No le he leído a Isabel Díaz Ayuso ni la mitad de tonterías que le he oído a Carmen Calvo, Adriana Lastra o Irene Montero. O a Alexandria Ocasio-Cortez, que hace parecer a las tres anteriores Séneca. Con una diferencia. Las de Díaz Ayuso son comentarios de barra de bar, mientras que las de Calvo, Lastra y Montero son programas de Gobierno.
Con un agravante, también, que las sitúa en planos de ponzoña radicalmente diferentes. Sólo hace falta un poco de buena fe para entender lo que quería decir en realidad Díaz Ayuso, mientras que la mejor interpretación posible de las palabras de Calvo, Lastra y Montero nos sitúa en el terreno de la ingeniería social y la peor, en el de la meritocracia inversa y la tiranía de las peores.

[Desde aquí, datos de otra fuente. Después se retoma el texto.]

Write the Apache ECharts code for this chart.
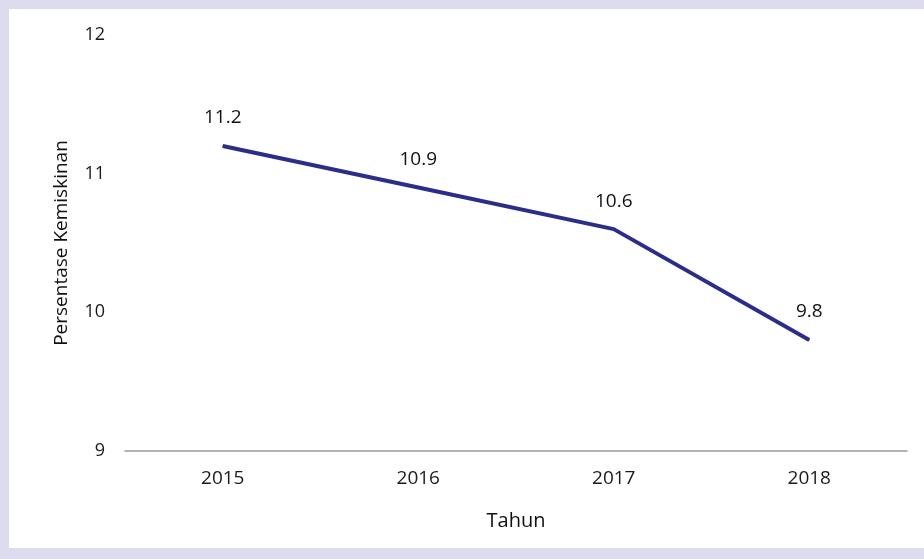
<!DOCTYPE html>
<html>
<head>
<meta charset="utf-8">
<script src="https://cdn.jsdelivr.net/npm/echarts@6/dist/echarts.min.js"></script>
<style>
	html, body {
		margin: 0;
		padding: 0;
		background: #dcdcee;
	}
	.frame {
		position: absolute;
		left: 9px;
		top: 9px;
		width: 915px;
		height: 539px;
		background: #ffffff;
	}
	.chart {
		position: absolute;
		left: 0;
		top: 0;
		width: 924px;
		height: 559px;
	}
</style>
</head>
<body>
<div class="frame"></div>
<div class="chart" id="chart"></div>
<script>
var years = ['2015', '2016', '2017', '2018'];
var persentase = [11.2, 10.9, 10.6, 9.8];
var yTicks = [9, 10, 11, 12];

var font = 'Open Sans, Noto Sans, sans-serif';
var myChart = echarts.init(document.getElementById('chart'));
var option = {
	backgroundColor: 'transparent',
	grid: {
		left: 125,
		right: 17,
		top: 35,
		bottom: 108
	},
	xAxis: {
		type: 'category',
		data: years,
		name: 'Tahun',
		nameLocation: 'middle',
		nameGap: 60,
		nameTextStyle: { color: '#111', fontSize: 20, fontFamily: font },
		axisLine: { lineStyle: { color: '#9a9a9a', width: 1.5 } },
		axisTick: { show: false },
		axisLabel: { color: '#1a1a1a', fontSize: 19, margin: 18, fontFamily: font }
	},
	yAxis: {
		type: 'value',
		min: yTicks[0],
		max: yTicks[yTicks.length - 1],
		interval: 1,
		name: 'Persentase Kemiskinan',
		nameLocation: 'middle',
		nameGap: 54,
		nameTextStyle: { color: '#111', fontSize: 19, fontFamily: font },
		axisLine: { show: false },
		axisTick: { show: false },
		splitLine: { show: false },
		axisLabel: { color: '#1a1a1a', fontSize: 18, margin: 20, fontFamily: font }
	},
	series: [
		{
			type: 'line',
			data: persentase,
			symbol: 'circle',
			symbolSize: 1,
			showSymbol: true,
			itemStyle: { color: '#2a2d8a' },
			lineStyle: { color: '#2a2d8a', width: 4 },
			label: {
				show: true,
				position: 'top',
				distance: 18,
				color: '#111',
				fontSize: 19,
				fontFamily: font
			}
		}
	]
};
myChart.setOption(option);
</script>
</body>
</html>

Que la campaña de linchamiento se la esté llevando Díaz Ayuso y no Calvo, Lastra o Montero sólo tiene una explicación y es fácil de adivinar: la primera es de derechas y las segundas, socialistas. Porque la igualdad de derechos entre hombres y mujeres nunca ha sido, en realidad, el objetivo de la izquierda. Sólo la excusa que le ha permitido humillar a algunas mujeres gracias a esa armadura moral que protege de todo reproche y que se llama socialismo.
Ninguna mujer ha gozado de más poder en España que Soraya Sáenz de Santamaría. Ningún hombre ha logrado lo que Inés Arrimadas en Cataluña. Ninguna ha mandado tanto como Ana Patricia Botín. Son mujeres como Teresa Giménez Barbat, Maite Pagaza o Beatriz Becerra las que han dado la batalla contra la extrema derecha nacionalista que no han dado en el Parlamento Europeo hombres como Pepiño Blanco, Ernest Urtasun o Miguel Urbán Crespo.

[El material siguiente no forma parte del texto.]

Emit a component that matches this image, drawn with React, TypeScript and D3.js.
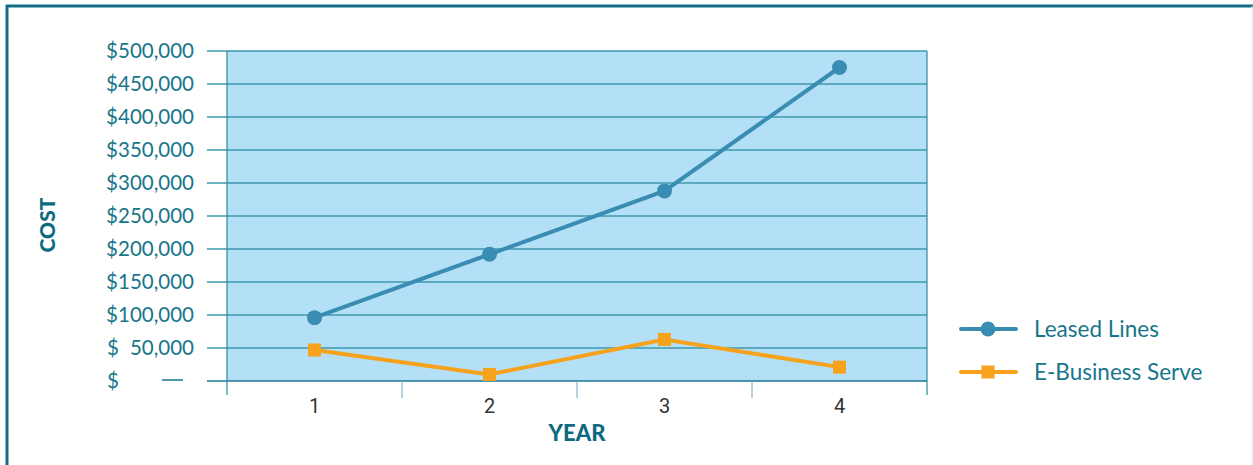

Pero el modelo de mujer feminista correcta es una catedrática de Derecho Constitucional que no se ha leído la Constitución, la única mujer de España que no necesita mentir en su currículo porque carece de él y esa Irene Montero cuyo modelo de ascenso al poder es imposible de replicar por cualquier otra mujer. Al menos en su mismo partido.
Dicho de otra manera: no existe una sola mujer en la España de izquierdas equivalente a Sáenz de Santamaría, Arrimadas, Botín, Barbat, Pagaza o Becerra. Ni una sola. Y cuando la ha podido haber, caso de Rosa Díez o de Susana Díaz, la propia izquierda se ha encargado de partirles en la crisma el techo de cristal acusándolas de submarinos de la derecha. En la izquierda, todas las mujeres válidas acaban siendo en un momento u otro acusadas de "fascistas por desarmarizar" mientras las peores medran sin freno. Es el modo que tienen los machos alfa de la manada, junto a las más mediocres de la secta, de eliminar cualquier competencia interna.

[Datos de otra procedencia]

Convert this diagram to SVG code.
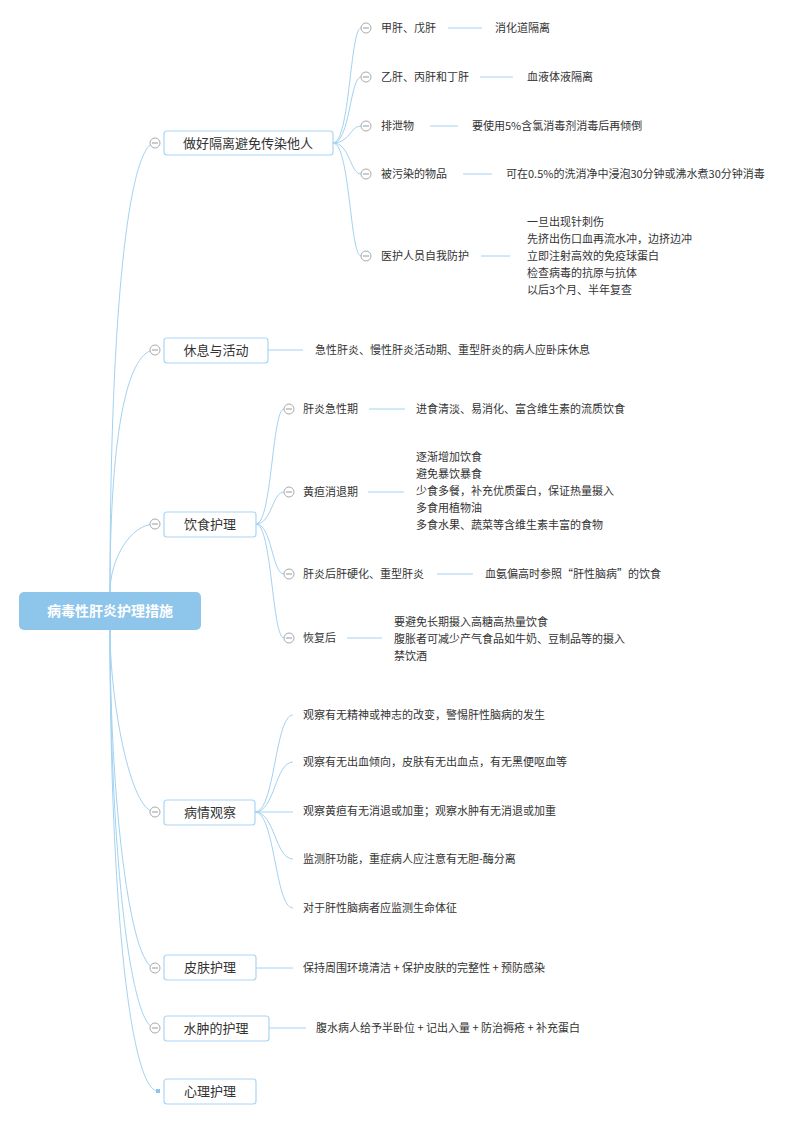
<svg xmlns="http://www.w3.org/2000/svg" width="800" height="1124" viewBox="0 0 800 1124">
<style>
text{font-family:"Noto Sans CJK SC","Liberation Sans",sans-serif;fill:#333;}
.t{font-size:11px;}
.l1{font-size:13px;text-anchor:middle;}
.b{fill:#fff;stroke:#a9d6f5;stroke-width:1.2;}
.c{fill:none;stroke:#a3d2f2;stroke-width:1;}
.k{fill:#fff;stroke:#aaa;stroke-width:1;}
.km{stroke:#999;stroke-width:1;}
</style>
<defs>
<g id="col"><circle r="5" class="k"/><line x1="-3" y1="0" x2="3" y2="0" class="km"/></g>
</defs>
<rect width="800" height="1124" fill="#fff"/>
<g id="connectors">
<path class="c" d="M110 592 C110 300 130 143 155 143"/>
<path class="c" d="M110 592 C110 420 130 350 155 350"/>
<path class="c" d="M110 592 C110 560 130 524 155 524"/>
<path class="c" d="M110 630 C110 700 130 812 155 812"/>
<path class="c" d="M110 630 C110 800 130 968 155 968"/>
<path class="c" d="M110 630 C110 850 130 1028 155 1028"/>
<path class="c" d="M110 630 C110 900 130 1091 158 1091"/>
<path class="c" d="M333 143 C350 143 350 28 361 28"/>
<path class="c" d="M333 143 C350 143 350 77 361 77"/>
<path class="c" d="M333 143 C350 143 350 126 361 126"/>
<path class="c" d="M333 143 C350 143 350 174 361 174"/>
<path class="c" d="M333 143 C350 143 350 256 361 256"/>
<path class="c" d="M448 28H482M480 77H513M430 126H458M463 174H492M481 256H510"/>
<path class="c" d="M268 350H303"/>
<path class="c" d="M256 524 C272 524 272 409 284 409"/>
<path class="c" d="M256 524 C272 524 272 492 284 492"/>
<path class="c" d="M256 524 C272 524 272 574 284 574"/>
<path class="c" d="M256 524 C272 524 272 638 284 638"/>
<path class="c" d="M369 409H405M368 492H404M437 574H473M347 638H382"/>
<path class="c" d="M255 812 C275 812 275 715 293 715"/>
<path class="c" d="M255 812 C275 812 275 762 293 762"/>
<path class="c" d="M255 812H293"/>
<path class="c" d="M255 812 C275 812 275 859 293 859"/>
<path class="c" d="M255 812 C275 812 275 908 293 908"/>
<path class="c" d="M256 968H293M269 1028H306"/>
</g>
<g id="root"><rect x="19" y="592" width="182" height="38" rx="5" fill="#8ec5ea"/><text x="110" y="616" font-size="14" font-weight="bold" text-anchor="middle" style="fill:#fff">病毒性肝炎护理措施</text></g>
<g id="n1"><use href="#col" x="155" y="143"/><rect class="b" x="164" y="131" width="169" height="24" rx="3"/><text class="l1" x="248" y="148">做好隔离避免传染他人</text></g>
<g id="n1a"><use href="#col" x="366" y="28"/><text class="t" x="381" y="32">甲肝、戊肝</text><text class="t" x="495" y="32">消化道隔离</text></g>
<g id="n1b"><use href="#col" x="366" y="77"/><text class="t" x="381" y="81">乙肝、丙肝和丁肝</text><text class="t" x="527" y="81">血液体液隔离</text></g>
<g id="n1c"><use href="#col" x="366" y="126"/><text class="t" x="381" y="130">排泄物</text><text class="t" x="472" y="130">要使用5%含氯消毒剂消毒后再倾倒</text></g>
<g id="n1d"><use href="#col" x="366" y="174"/><text class="t" x="381" y="178">被污染的物品</text><text class="t" x="506" y="178">可在0.5%的洗消净中浸泡30分钟或沸水煮30分钟消毒</text></g>
<g id="n1e"><use href="#col" x="366" y="256"/><text class="t" x="381" y="260">医护人员自我防护</text>
<text class="t" x="527" y="226">一旦出现针刺伤</text><text class="t" x="527" y="243">先挤出伤口血再流水冲，边挤边冲</text><text class="t" x="527" y="260">立即注射高效的免疫球蛋白</text><text class="t" x="527" y="277">检查病毒的抗原与抗体</text><text class="t" x="527" y="294">以后3个月、半年复查</text></g>
<g id="n2"><use href="#col" x="155" y="350"/><rect class="b" x="164" y="338" width="104" height="25" rx="3"/><text class="l1" x="216" y="355">休息与活动</text><text class="t" x="315" y="354">急性肝炎、慢性肝炎活动期、重型肝炎的病人应卧床休息</text></g>
<g id="n3"><use href="#col" x="155" y="524"/><rect class="b" x="164" y="512" width="92" height="25" rx="3"/><text class="l1" x="210" y="529">饮食护理</text></g>
<g id="n3a"><use href="#col" x="289" y="409"/><text class="t" x="303" y="413">肝炎急性期</text><text class="t" x="416" y="413">进食清淡、易消化、富含维生素的流质饮食</text></g>
<g id="n3b"><use href="#col" x="289" y="492"/><text class="t" x="303" y="496">黄疸消退期</text>
<text class="t" x="416" y="461">逐渐增加饮食</text><text class="t" x="416" y="478">避免暴饮暴食</text><text class="t" x="416" y="495">少食多餐，补充优质蛋白，保证热量摄入</text><text class="t" x="416" y="512">多食用植物油</text><text class="t" x="416" y="529">多食水果、蔬菜等含维生素丰富的食物</text></g>
<g id="n3c"><use href="#col" x="289" y="574"/><text class="t" x="303" y="578">肝炎后肝硬化、重型肝炎</text><text class="t" x="485" y="578">血氨偏高时参照“肝性脑病”的饮食</text></g>
<g id="n3d"><use href="#col" x="289" y="638"/><text class="t" x="303" y="642">恢复后</text>
<text class="t" x="394" y="626">要避免长期摄入高糖高热量饮食</text><text class="t" x="394" y="643">腹胀者可减少产气食品如牛奶、豆制品等的摄入</text><text class="t" x="394" y="660">禁饮酒</text></g>
<g id="n4"><use href="#col" x="155" y="812"/><rect class="b" x="164" y="800" width="91" height="25" rx="3"/><text class="l1" x="210" y="817">病情观察</text>
<text class="t" x="303" y="719">观察有无精神或神志的改变，警惕肝性脑病的发生</text>
<text class="t" x="303" y="766">观察有无出血倾向，皮肤有无出血点，有无黑便呕血等</text>
<text class="t" x="303" y="815">观察黄疸有无消退或加重；观察水肿有无消退或加重</text>
<text class="t" x="303" y="863">监测肝功能，重症病人应注意有无胆-酶分离</text>
<text class="t" x="303" y="912">对于肝性脑病者应监测生命体征</text></g>
<g id="n5"><use href="#col" x="155" y="968"/><rect class="b" x="164" y="955" width="92" height="25" rx="3"/><text class="l1" x="210" y="972">皮肤护理</text><text class="t" x="303" y="972">保持周围环境清洁 + 保护皮肤的完整性 + 预防感染</text></g>
<g id="n6"><use href="#col" x="155" y="1028"/><rect class="b" x="164" y="1016" width="105" height="25" rx="3"/><text class="l1" x="216" y="1033">水肿的护理</text><text class="t" x="316" y="1032">腹水病人给予半卧位 + 记出入量 + 防治褥疮 + 补充蛋白</text></g>
<g id="n7"><rect x="156" y="1089" width="4" height="4" fill="#8ec5ea"/><rect class="b" x="164" y="1079" width="92" height="25" rx="3"/><text class="l1" x="210" y="1096">心理护理</text></g>
</svg>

Hay un factor más. Las mujeres de derechas, como los negros de Vox, los obreros que votan a la derecha o los catalanes castellanohablantes, cumplen una función vital en la sociedad española. Sin ellos, la paz social saltaría por los aires.
Porque ellos son la válvula de escape que le permite a la izquierda desfogar su machismo, su racismo, su clasismo y su xenofobia sin recibir el reproche moral que recibiría cualquier votante de un partido de derechas que osara humillar a una mujer, reprocharle a un negro su desconocimiento de la historia de este país, negarle el derecho al voto a un obrero o prohibirle al hijo de un catalanohablante estudiar en su idioma materno.
Y ahí tienen a miles de gañanes llamando "puta" a Inés Arrimadas en la puerta de su casa; diciéndole a una adolescente que arranca lazos "menudo polvo tienes"; o haciendo sangre con Isabel Díaz Ayuso porque ha dicho la misma gañanada que señores del siglo XIX como Miguel Ángel Revilla, Juan Carlos Monedero, Quim Torra, Aitor Esteban o Alberto Garzón, tipos que ya sonarían rancios en 1982, llevan años diciendo. Y todo eso, entre los aplausos de la izquierda.
Es llamativo lo ataditas que tienen en el socialismo a sus mujeres. Y lo contentas que están ellas. A fin de cuentas, los líderes de sus partidos siempre les proporcionan alguna mujer de derechas con la que ejercitar la sororidad inversa. Y con eso se dan por empoderadas.